My take? There's plenty of blame to go around. But since I'm a parent who believes first and foremost in taking full responsibility for the growth and development of my children, I think parents need to step up and admit a greater share of responsibility for the attitudes, actions and academic performance of their children.

We need to face facts: Teachers can only do so much. Given the limited amount of time each day to instruct their students in academic subjects, they ought not also be expected to instill manners, moral values, ethical standards, study habits and social skills.

Our schools are not responsible for the instruction of our children – we are. We choose and use schools to help us accomplish this vital mission.

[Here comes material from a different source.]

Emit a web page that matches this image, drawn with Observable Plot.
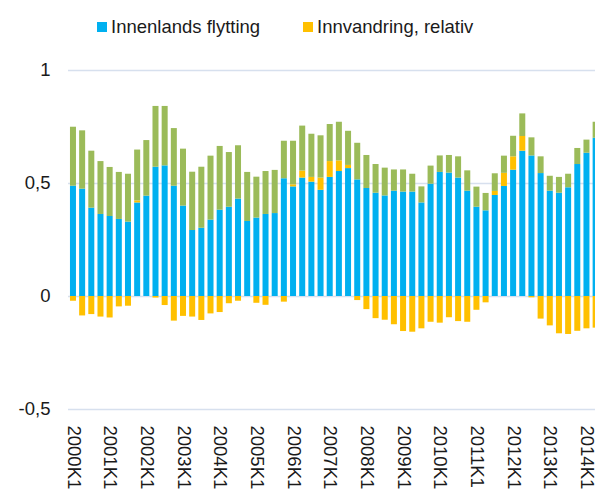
<!DOCTYPE html>
<html>
<head>
<meta charset="utf-8">
<script src="https://cdn.jsdelivr.net/npm/d3@7"></script>
<script src="https://cdn.jsdelivr.net/npm/@observablehq/plot@0.6"></script>
<style>
  html, body { margin: 0; padding: 0; overflow: hidden; background: #fff; }
  body { width: 595px; height: 493px; font-family: "Liberation Sans", Arial, sans-serif; }
  #legend { position: relative; height: 45px; font-size: 18.5px; color: #1a1a1a; }
  .item { position: absolute; top: 16px; display: flex; align-items: center; white-space: nowrap; line-height: 22px; }
  .sw { width: 10px; height: 10px; margin-right: 4px; }
</style>
</head>
<body>
<div id="legend"></div>
<div id="chart"></div>
<script>
const quarters = [
  "2000K1","2000K2","2000K3","2000K4","2001K1","2001K2","2001K3","2001K4",
  "2002K1","2002K2","2002K3","2002K4","2003K1","2003K2","2003K3","2003K4",
  "2004K1","2004K2","2004K3","2004K4","2005K1","2005K2","2005K3","2005K4",
  "2006K1","2006K2","2006K3","2006K4","2007K1","2007K2","2007K3","2007K4",
  "2008K1","2008K2","2008K3","2008K4","2009K1","2009K2","2009K3","2009K4",
  "2010K1","2010K2","2010K3","2010K4","2011K1","2011K2","2011K3","2011K4",
  "2012K1","2012K2","2012K3","2012K4","2013K1","2013K2","2013K3","2013K4",
  "2014K1","2014K2"
];
const tickLabels = ["2000K1","2001K1","2002K1","2003K1","2004K1","2005K1","2006K1","2007K1",
  "2008K1","2009K1","2010K1","2011K1","2012K1","2013K1","2014K1"];
const seriesNames = ["Innenlands flytting", "Innvandring, relativ", "Øvrig"];
const seriesColors = ["#00B0F0", "#FFC000", "#9BBB59"];
const legendNames = ["Innenlands flytting", "Innvandring, relativ"];

const innenlands = [
  0.488,0.475,0.391,0.363,0.354,0.341,0.329,0.414,
  0.444,0.572,0.578,0.488,0.400,0.292,0.302,0.338,
  0.382,0.395,0.431,0.332,0.347,0.363,0.367,0.521,
  0.485,0.524,0.506,0.470,0.527,0.553,0.566,0.516,
  0.478,0.457,0.445,0.466,0.462,0.462,0.414,0.497,
  0.549,0.546,0.524,0.466,0.395,0.379,0.447,0.487,
  0.559,0.643,0.622,0.544,0.466,0.457,0.481,0.584,
  0.634,0.700
];
const innvandring = [
  -0.021,-0.086,-0.080,-0.091,-0.095,-0.046,-0.043,0.009,
  0.000,-0.007,-0.040,-0.109,-0.088,-0.091,-0.106,-0.077,
  -0.071,-0.032,-0.021,0.000,-0.030,-0.039,0.000,-0.025,
  0.009,0.031,0.021,0.054,0.070,0.047,0.014,-0.018,
  -0.058,-0.098,-0.105,-0.125,-0.155,-0.158,-0.143,-0.114,
  -0.118,-0.094,-0.111,-0.114,-0.061,-0.028,0.018,0.058,
  0.059,0.065,-0.006,-0.100,-0.130,-0.165,-0.168,-0.154,
  -0.143,-0.140
];
const ovrig = [
  0.261,0.258,0.252,0.234,0.217,0.208,0.212,0.225,
  0.246,0.269,0.263,0.255,0.252,0.258,0.270,0.283,
  0.282,0.242,0.236,0.217,0.181,0.190,0.191,0.166,
  0.193,0.199,0.191,0.187,0.164,0.171,0.151,0.162,
  0.146,0.127,0.123,0.094,0.098,0.079,0.071,0.080,
  0.073,0.078,0.094,0.090,0.089,0.077,0.078,0.076,
  0.091,0.100,0.080,0.074,0.066,0.070,0.060,0.071,
  0.058,0.071
];
const yTicks = [-0.5, 0, 0.5, 1];

const rows = [];
quarters.forEach((q, i) => {
  rows.push({q, s: seriesNames[0], v: innenlands[i]});
  rows.push({q, s: seriesNames[1], v: innvandring[i]});
  rows.push({q, s: seriesNames[2], v: ovrig[i]});
});

// legend
const legend = document.getElementById("legend");
const legendLeft = [97, 303];
legendNames.forEach((name, i) => {
  const it = document.createElement("div");
  it.className = "item";
  it.style.left = legendLeft[i] + "px";
  it.innerHTML = `<span class="sw" style="background:${seriesColors[i]}"></span><span>${name}</span>`;
  legend.appendChild(it);
});

const chart = Plot.plot({
  width: 595,
  height: 448,
  marginTop: 25,
  marginBottom: 84,
  marginLeft: 68,
  marginRight: 0,
  style: {fontFamily: "Liberation Sans, Arial, sans-serif", fontSize: "18.5px", color: "#1a1a1a", background: "white"},
  x: {
    domain: quarters,
    range: [66.8, 601.8],
    round: false,
    padding: 0.345,
    tickSize: 0,
    tickPadding: 16,
    tickRotate: 90,
    tickFormat: d => tickLabels.includes(d) ? d : "",
    label: null
  },
  y: {
    domain: [-0.5, 1],
    ticks: yTicks,
    tickSize: 0,
    tickPadding: 18,
    tickFormat: d => String(d).replace(".", ","),
    label: null
  },
  color: {domain: seriesNames, range: seriesColors},
  marks: [
    Plot.ruleY(yTicks, {stroke: "#d7e0ee", strokeWidth: 1.5}),
    Plot.barY(rows, Plot.stackY({x: "q", y: "v", fill: "s"}))
  ]
});
document.getElementById("chart").appendChild(chart);
</script>
</body>
</html>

But to lay the responsibility for our kids on a public or private school system is to fundamentally misunderstand the role of parents in the development and education of our children.

Call a team meeting

When my kids were younger, I made a point of chatting informally with their teachers, with my children present. The purpose of these casual conversations was to reassure their teachers that I was there to support them in their dealings with my children. In short: I let them know I was on "their side."

Typically, it went something like this, "Mrs. K, I've reminded Amy that you and I are on the same team. She's welcome to join our team, but she knows that you and I are working together to help her through the coming school year."

Speaking in parent/teacher code language, I let my children's teacher know that a phone call, note or email to me about my children would prompt a supportive response. I'd be holding my kids accountable to behave in the manner their teachers demanded and expected, and I wouldn't be running in to defend my kids' poor behavior or accuse the teachers of misjudging them.

Talk about a great strategy! When they feel supported, teachers are naturally more willing to take the time and effort to help kids succeed. And when they believe they won't be assailed, blamed, accused or maligned by parents, they're more candid, more caring and more connected.

What's the goal, anyway?

We all want our kids to grow up to be responsible, caring, well educated citizens who are prepared to make positive contributions to their communities and the nation we all hold dear. That's the ultimate goal!

But we need to take stock of our style as parent-educators. We can't rely on the schools to teach the things we should be imparting in our homes. And we can't be so quick to defend our children that we undermine their respect for their teachers and administrators.

Statistics show our schools are in crisis. They aren't educating our kids as we expect, or as our children deserve.

Teachers aren't perfect, and some are in over their heads. Who better to support them and solve the problems facing our schools than America's moms and dads?